You can tell that the assessment system – including the way ministers have tampered with it to make it harder to appeal against wrong decisions – is bad simply by checking the huge number of appeals (once people are finally able to lodge them) that succeed.

But the Conservative government won’t listen.

The government has confirmed that it is pushing ahead with plans to test how it might be able to merge two disability benefit assessments into one, despite comments from a minister that appeared to suggest that no such plans were being discussed.

The plans were originally sketched out by work and pensions secretary Amber Rudd at a high-profile speech in April.

Rudd had said the Department for Work and Pensions (DWP) would test introducing just one assessment to decide eligibility for both employment and support allowance (ESA) and personal independence payment (PIP).
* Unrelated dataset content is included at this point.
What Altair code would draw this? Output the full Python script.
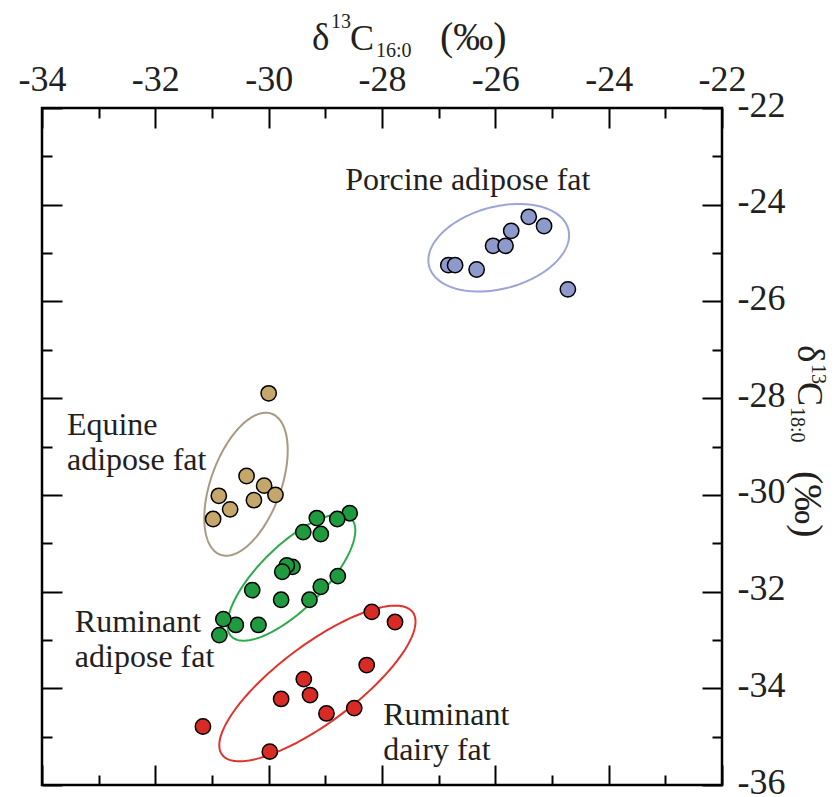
import altair as alt
import numpy as np
import pandas as pd

# ---------------- data ----------------
groups = ["Porcine adipose fat", "Equine adipose fat", "Ruminant adipose fat", "Ruminant dairy fat"]

porcine_x = [-26.83, -26.71, -26.33, -26.04, -25.82, -25.72, -25.41, -25.14, -24.72]
porcine_y = [-25.25, -25.25, -25.34, -24.85, -24.85, -24.54, -24.25, -24.44, -25.75]

equine_x = [-30.00, -30.39, -30.08, -29.88, -30.26, -30.88, -30.68, -30.98]
equine_y = [-27.90, -29.61, -29.81, -30.00, -30.11, -30.02, -30.30, -30.50]

rum_adipose_x = [-28.57, -28.79, -29.15, -29.08, -29.39, -29.58, -29.68, -29.76, -28.78,
                 -29.08, -29.28, -29.78, -30.29, -30.18, -30.58, -30.80, -30.87]
rum_adipose_y = [-30.38, -30.50, -30.48, -30.81, -30.77, -31.49, -31.46, -31.59, -31.68,
                 -31.90, -32.17, -32.17, -31.97, -32.69, -32.69, -32.57, -32.90]

rum_dairy_x = [-28.18, -27.77, -28.27, -29.38, -29.27, -29.78, -28.98, -28.49, -31.16, -29.98]
rum_dairy_y = [-32.42, -32.63, -33.52, -33.81, -34.14, -34.22, -34.52, -34.41, -34.79, -35.31]

# confidence ellipses: centre (data units), semi-axes (screen px), rotation (deg, screen)
ell_cx = [-25.94, -30.40, -29.60, -29.14]
ell_cy = [-24.89, -29.78, -31.71, -33.90]
ell_a = [72, 75, 84, 119]
ell_b = [41, 35, 32, 39]
ell_rot = [15, 70, 44.5, 36.8]

label_text = ["Porcine adipose fat", "Equine", "adipose fat", "Ruminant", "adipose fat", "Ruminant", "dairy fat"]
label_x = [-28.65, -33.56, -33.56, -33.42, -33.42, -27.98, -27.98]
label_y = [-23.70, -28.76, -29.49, -32.84, -33.56, -34.76, -35.48]

x_ticks_major = list(range(-34, -21, 2))
y_ticks_major = list(range(-36, -21, 2))
x_ticks_all = list(range(-34, -21))
y_ticks_all = list(range(-36, -21))

fill_colors = ["#8e99cc", "#c5a66b", "#1f9a3f", "#d92b26"]
line_colors = ["#9ba5d7", "#a89a84", "#2bab4b", "#e2322c"]

# ---------------- layout ----------------
W, H = 680, 677
XDOM, YDOM = [-34, -22], [-36, -22]
PXX = W / (XDOM[1] - XDOM[0])
PXY = H / (YDOM[1] - YDOM[0])
FONT = "Liberation Serif"
INK = "#231f20"

pts = pd.concat([
    pd.DataFrame({"x": porcine_x, "y": porcine_y, "group": groups[0]}),
    pd.DataFrame({"x": equine_x, "y": equine_y, "group": groups[1]}),
    pd.DataFrame({"x": rum_adipose_x, "y": rum_adipose_y, "group": groups[2]}),
    pd.DataFrame({"x": rum_dairy_x, "y": rum_dairy_y, "group": groups[3]}),
], ignore_index=True)

rows = []
t = np.linspace(0, 2 * np.pi, 181)
for g, cx, cy, a, b, r in zip(groups, ell_cx, ell_cy, ell_a, ell_b, ell_rot):
    th = np.deg2rad(r)
    u, v = a * np.cos(t), b * np.sin(t)
    dx = u * np.cos(th) - v * np.sin(th)
    dy = u * np.sin(th) + v * np.cos(th)
    for i in range(len(t)):
        rows.append({"group": g, "i": i, "x": cx + dx[i] / PXX, "y": cy + dy[i] / PXY})
ell = pd.DataFrame(rows)

labels = pd.DataFrame({"label": label_text, "x": label_x, "y": label_y})

xscale = alt.Scale(domain=XDOM, nice=False, zero=False)
yscale = alt.Scale(domain=YDOM, nice=False, zero=False)

tick_size = {"condition": {"test": "datum.value % 2 === 0", "value": 20}, "value": 10}
hyphen_label = "datum.value < 0 ? '-' + abs(datum.value) : '' + datum.value"

common_tick = dict(labels=False, domain=False, grid=False, title=None, tickSize=tick_size,
                   tickWidth=2, tickColor="black")

xa_labels = alt.Axis(orient="top", values=x_ticks_major, ticks=False, domain=False, grid=False,
                     title=None, labelPadding=18, labelBaseline="alphabetic", labelFlush=False,
                     labelOverlap=False, labelBound=False, labelExpr=hyphen_label)
xa_top = alt.Axis(orient="bottom", offset=-H, values=x_ticks_all, **common_tick)
xa_bot = alt.Axis(orient="top", offset=-H, values=x_ticks_all, **common_tick)
ya_labels = alt.Axis(orient="right", values=y_ticks_major, ticks=False, domain=False, grid=False,
                     title=None, labelPadding=15, labelFlush=False, labelOverlap=False,
                     labelBound=False, labelExpr=hyphen_label, labelOffset=-3)
ya_right = alt.Axis(orient="left", offset=-W, values=y_ticks_all, **common_tick)
ya_left = alt.Axis(orient="right", offset=-W, values=y_ticks_all, **common_tick)

ellipses = alt.Chart(ell).mark_line(strokeWidth=2).encode(
    x=alt.X("x:Q", scale=xscale, axis=xa_top),
    y=alt.Y("y:Q", scale=yscale, axis=ya_right),
    detail="group:N",
    order="i:Q",
    color=alt.Color("group:N", scale=alt.Scale(domain=groups, range=line_colors), legend=None),
)

points = alt.Chart(pts).mark_circle(size=235, opacity=1, stroke="black", strokeWidth=1.5).encode(
    x=alt.X("x:Q", scale=xscale, axis=xa_labels),
    y=alt.Y("y:Q", scale=yscale, axis=ya_labels),
    fill=alt.Fill("group:N", scale=alt.Scale(domain=groups, range=fill_colors), legend=None),
)

texts = alt.Chart(labels).mark_text(font=FONT, fontSize=32, align="left", baseline="alphabetic",
                                    color=INK).encode(
    x=alt.X("x:Q", scale=xscale, axis=xa_bot),
    y=alt.Y("y:Q", scale=yscale, axis=ya_left),
    text="label:N",
)


def piece(txt, px, py, size, angle=0):
    return alt.Chart(alt.InlineData(values=[{"t": txt}])).mark_text(
        font=FONT, fontSize=size, align="left", baseline="alphabetic", angle=angle, color=INK
    ).encode(text="t:N", x=alt.value(px), y=alt.value(py))


title_top = [
    piece("δ", 270, -58, 37),
    piece("13", 289, -80, 20),
    piece("C", 308, -58, 36),
    piece("16:0", 334, -51, 20),
    piece("(‰)", 398, -58, 40),
]
title_right = [
    piece("δ", 756, 237, 37, 90),
    piece("13", 770, 256, 20, 90),
    piece("C", 756, 274, 36, 90),
    piece("18:0", 749, 299, 20, 90),
    piece("(‰)", 753, 363, 40, 90),
]

chart = alt.layer(ellipses, points, texts, *title_top, *title_right).resolve_axis(
    x="independent", y="independent"
).properties(
    width=W, height=H,
    autosize=alt.AutoSizeParams(type="none"),
    padding={"left": 34, "top": 100, "right": 110, "bottom": 12},
).configure_view(stroke="black", strokeWidth=2.5).configure_axis(
    labelFont=FONT, labelFontSize=36, labelColor=INK, tickColor="black"
)

chart.save("out.html", embed_options={"renderer": "svg", "actions": False})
Many disabled campaigners have warned against merging the assessments for ESA and PIP into one single assessment.

One disabled activist, Lisa Egan, has launched a parliamentary petition – which has nearly 7,000 signatures – calling on ministers to abandon their plans for a joint assessment because PIP and ESA are “different benefits with different purposes” and “have very different eligibility criteria”.

[She said:] “You would have thought they’d learned from universal credit that merging unrelated benefits doesn’t work.”